So Matt Hancock likes tech, is what I have learnt so far from his brief tenure as the new incumbent overseeing the inevitable.
I think we are on the same page, just in a different book in a completely parallel universe.
He seems to be reading ‘the NHS made simple – how to impress your mates with a few flashy apps’, while the rest of us are wading through the thickest of tomes entitled ‘how to manage the complex needs of a nation, with no money, no staff and no backup’.
I’m not sure he really gets it. I would love to be able to control my sphygmomanometer from my smart watch, and perform a rectal examination robotically from my car using only AI and my virtual reality mask, but in actual reality, these are not my main priorities. The problems we have are basic, and have not been addressed over the last five years by any overlapping plans, forward views or health secretaries. Maybe his new tech advisory board well help because it certainly won’t be getting bogged down with any frontline clinical input to slow down the tecchies.
Recently he has been talking about the importance of genome sequencing and having this available in the medical record. According to the health secretary, this is ‘part of our bold aspiration to sequence five million genomes in the UK, using ground-breaking technology to do this within an unprecedented five-year period’.
Hancock is on the search for sophisticated tech innovations when really he should be looking to plug the gaps, strengthen the workforce and build bridges with staff
You can’t fault his enthusiasm, but I’m left a little nonplussed at the five-year promise. Will this mature before or after the 5,000 extra GPs I wonder, because we’re certainly going to need those numbers to help decipher the genetic code for our patients.
We use the medical record every day. An up-to-date, summarised record is such an important tool to help provide appropriate care – but it doesn’t need to be complicated. For example, a message to update us of any outpatient appointment in the last two months would be a good starting point, as I’m getting a bit fed up of the look of disbelief on patients’ faces when I have to explain five times a day that we are working in the dark DESPITE THE FACT THEY WERE TOLD THE LETTER WOULD BE EMAILED TO ME THE NEXT DAY…
So our intrepid Hancock is on the search for tech innovations to build the ‘most dynamic health-tech ecosystem on the planet’ when really he should be looking to plug the gaps, strengthen the workforce, and build bridges with staff to provide a safe environment for patients.
Whenever I see his name now, I just can’t help thinking of the wonderful Tony Hancock, creator of the BBCs Hancocks’s Half Hour, who was always willing to help. If you haven’t seen Hancock’s The Blood Donor from 1961 it is worth a watch on the internet:
‘I’ve been thinking about this for a long time.
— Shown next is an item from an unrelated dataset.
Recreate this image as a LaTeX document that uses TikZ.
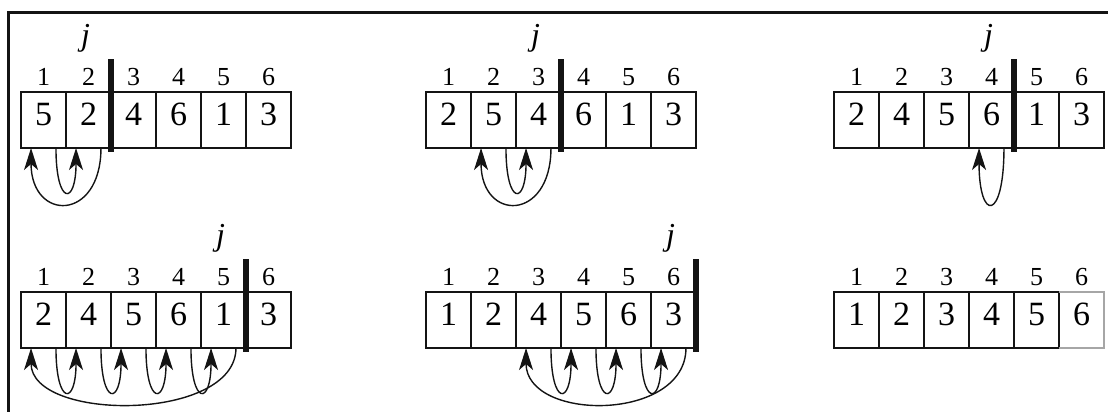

Something for the benefit of the country as a whole. What should it be, I thought: become a blood donor or join the Young Conservatives?
‘Anyway, as I’m not looking for a wife and I can’t play table tennis, here I am.’
I don’t know if the Hancocks are related (it would be wonderful if they were) but they certainly share some strange ideas about the expectations of NHS services; it’s just that one is pure comedy gold, and the other sadly passed away in 1968.